No members of the Board have resigned - three members of the Staff and the President have offered resignations, all of them (for different reasons) following difficult situations which have arisen between Board and Staff.
Useful distinction. Thanks for that, Roddy. I hadn't realised those members of staff were not also on the Board.
It makes me wonder, though, how on earth they are coping when so many staff members have suddenly left.
I don't think it is uncommon for a board of a charity to be pushing the staff in a different direction.
I don't understand, however, why members of staff have had to get legal advice on what they can say re: resignation. I bet the Guardian are howling at the doors of those who have resigned...
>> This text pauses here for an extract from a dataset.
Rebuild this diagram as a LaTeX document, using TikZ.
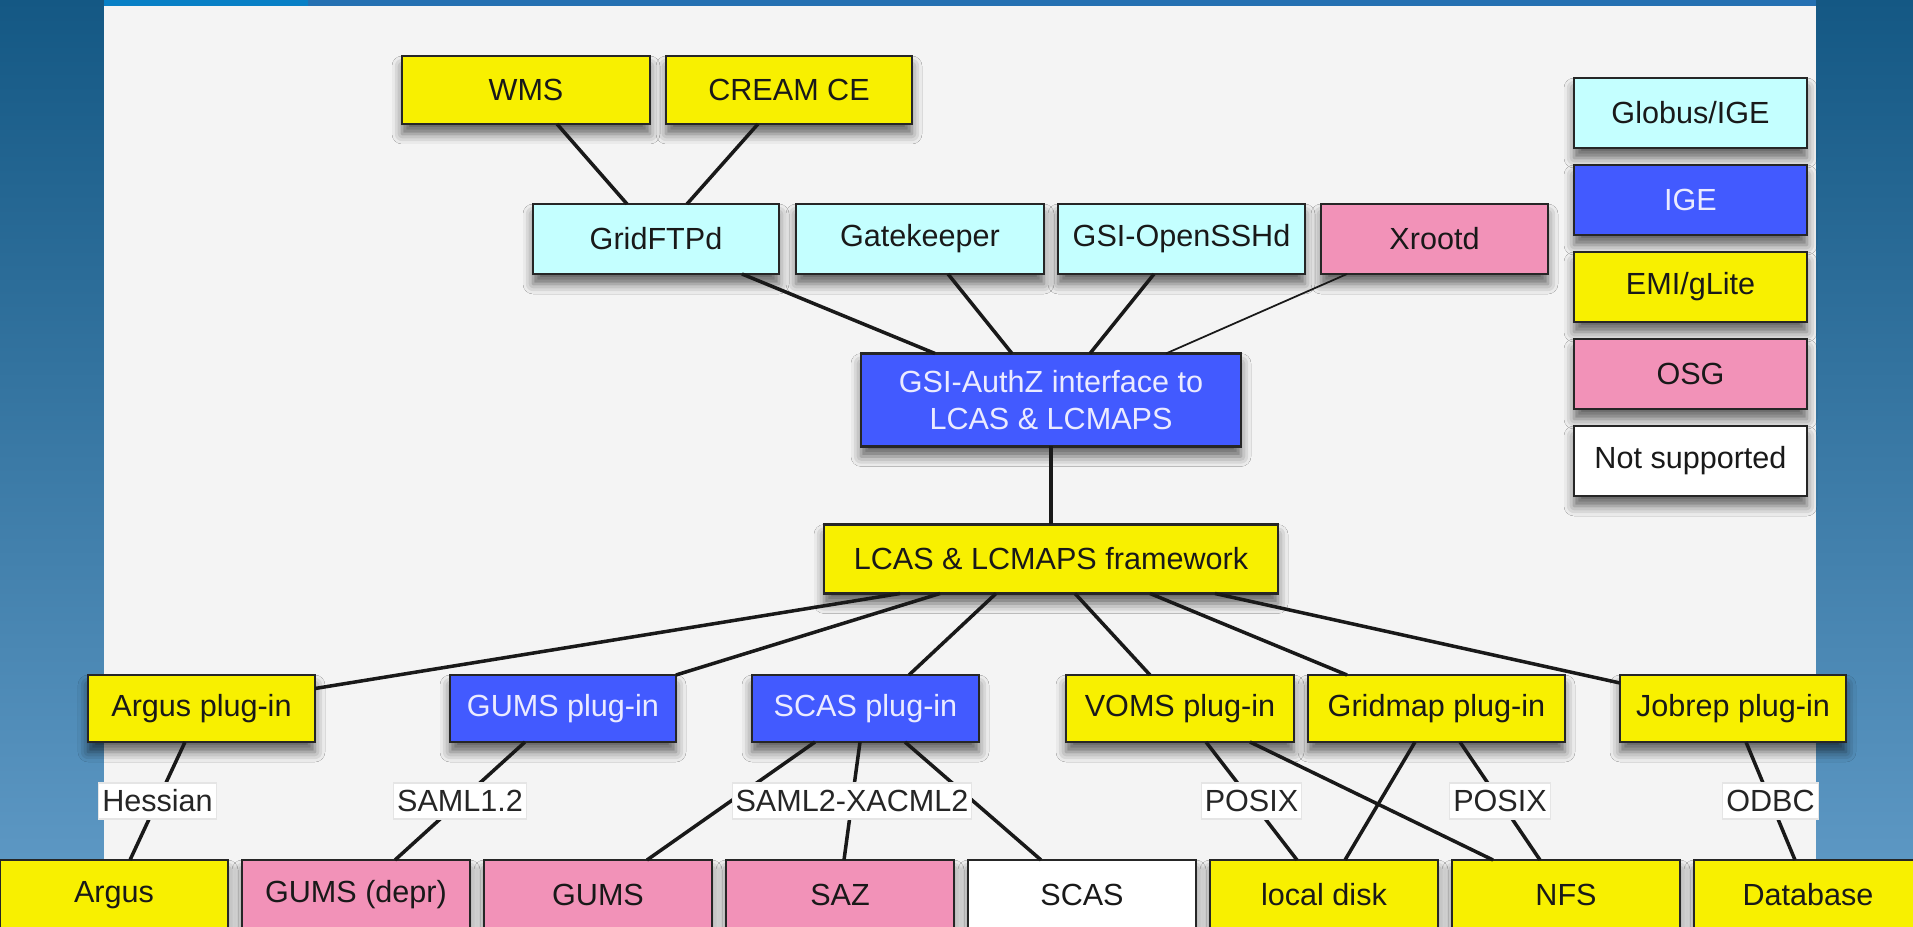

Advice from the board is welcome and important. When I was a board member, for example, we discussed whether the PS should adopt National Poetry Month as opposed to NPD, which was rejected. We discussed whether Poetry News needed to be revamped and, with agreement from Board and Director, a sub-committee was set up to do so. Other things were off-limit due to PS and ACE guidelines - this included suggested changes to the Review at the time. The Review had been positively reviewed (separately from the PR, as should be the case, given the editorial independence, which differs from other designations of independence) by ACE not long before and it was accepted that the board should not advise or intervene on those issues. The current situation seems to have arisen from different interpretations of what the board can and should do. From what I've learned, I'd say that the board acted inappropriately and against the guidelines and were influenced in their actions by outside influences.